Lebih lanjut, menurut Yogi, pariwisata masuk juga ada campur tangan I Dewa Nyoman Batuan bersama Anak Agung Rai (Arma), Mangku Made Gina, yang berperan pada waktu kedatangan Ratu Elisabeth tahun 1974. Saat itu, Ratu Elisabeth berkunjung ke rumah Mangku Made Gina, katanya, setelah itu Pengosekan bumming.

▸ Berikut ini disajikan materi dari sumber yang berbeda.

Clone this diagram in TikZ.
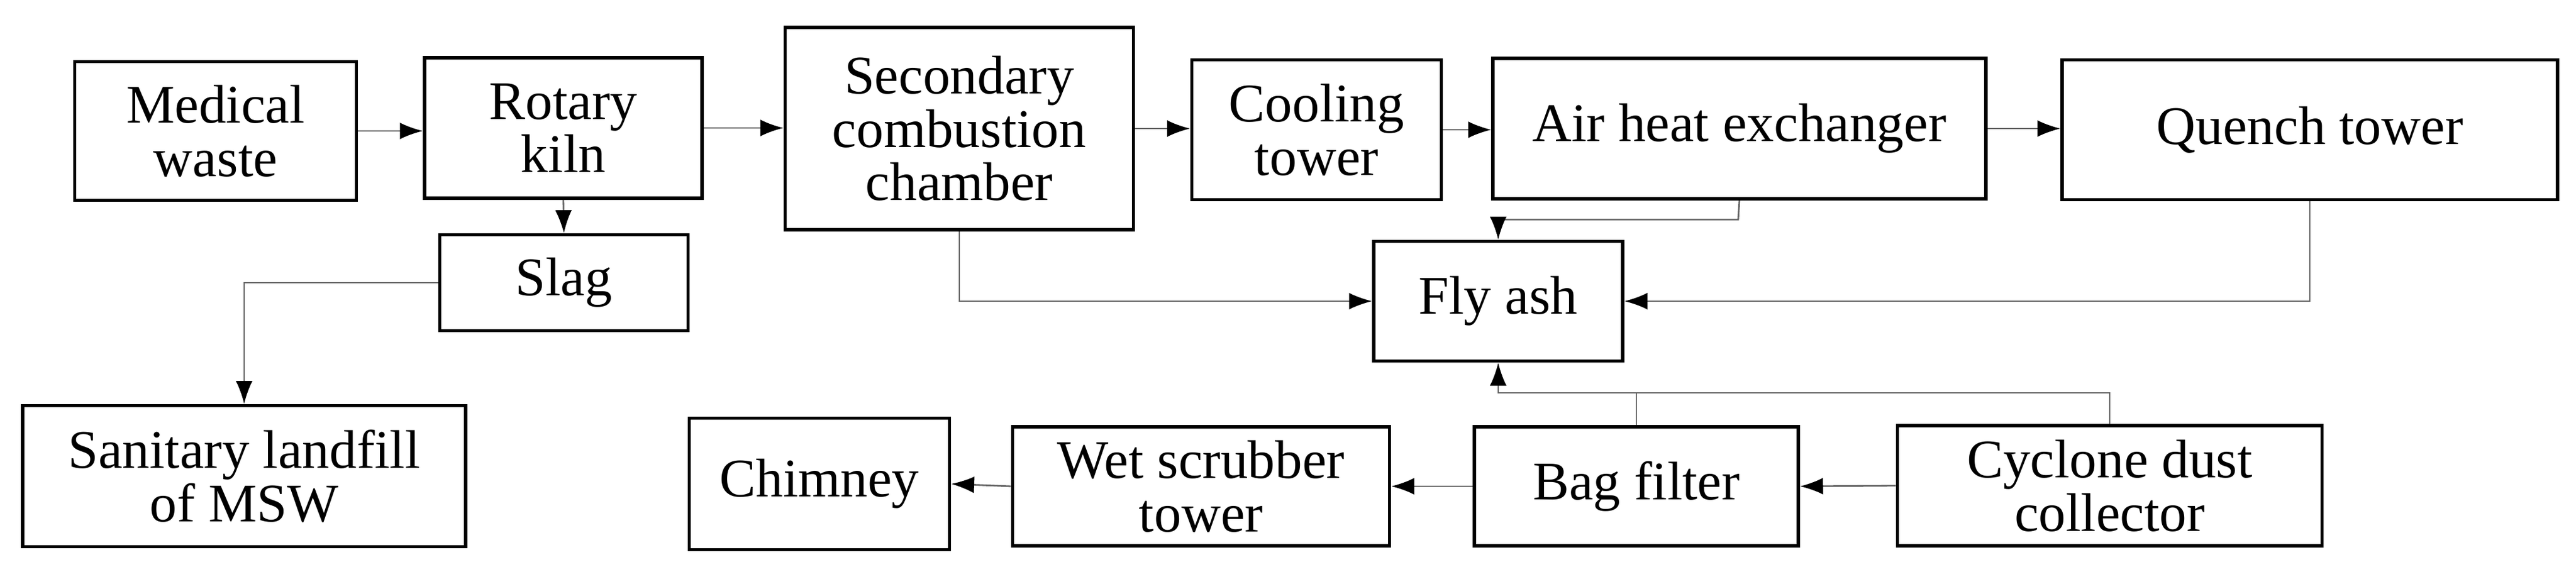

Jadi, lukisan Pengosekan banyak dibeli.
“Saya berharap, dua karya ini bisa menginspirasi generasi muda dalam berkarya,” kata Desak Yogi di sela-sela pemutaran film dokumenter dan pembukaan pameran.
Dalam momentum tersebut, bersamaan dengan itu, pameran lukisan karya-karya I Dewa Nyoman Batuan juga dibuka. Sebanyak 19 karya lukis dari tahun 1975 hingga karya sebelum sang maestro meninggal tahun 2013, dapat dinikmati dan diapresiasi.
Pameran lukisan karya I Dewa Nyoman Batuan di Museum Arma Ubud / Foto: Ist
Lukisan I Dewa Nyoman Batuan masih ada ratusan lebih di rumahnya. Lukisan itu masih ada, karena keluarga tidak berniat untuk menjualnya. Mereka lebih memilih menyimpannya di galeri sendiri. Selain itu, lukisannya juga banyak dipajang di museum-museum di Bali. Beberapa dibeli kolektor, meski tak sedikit juga yang diberikan secara cuma-cuma kepada koleganya.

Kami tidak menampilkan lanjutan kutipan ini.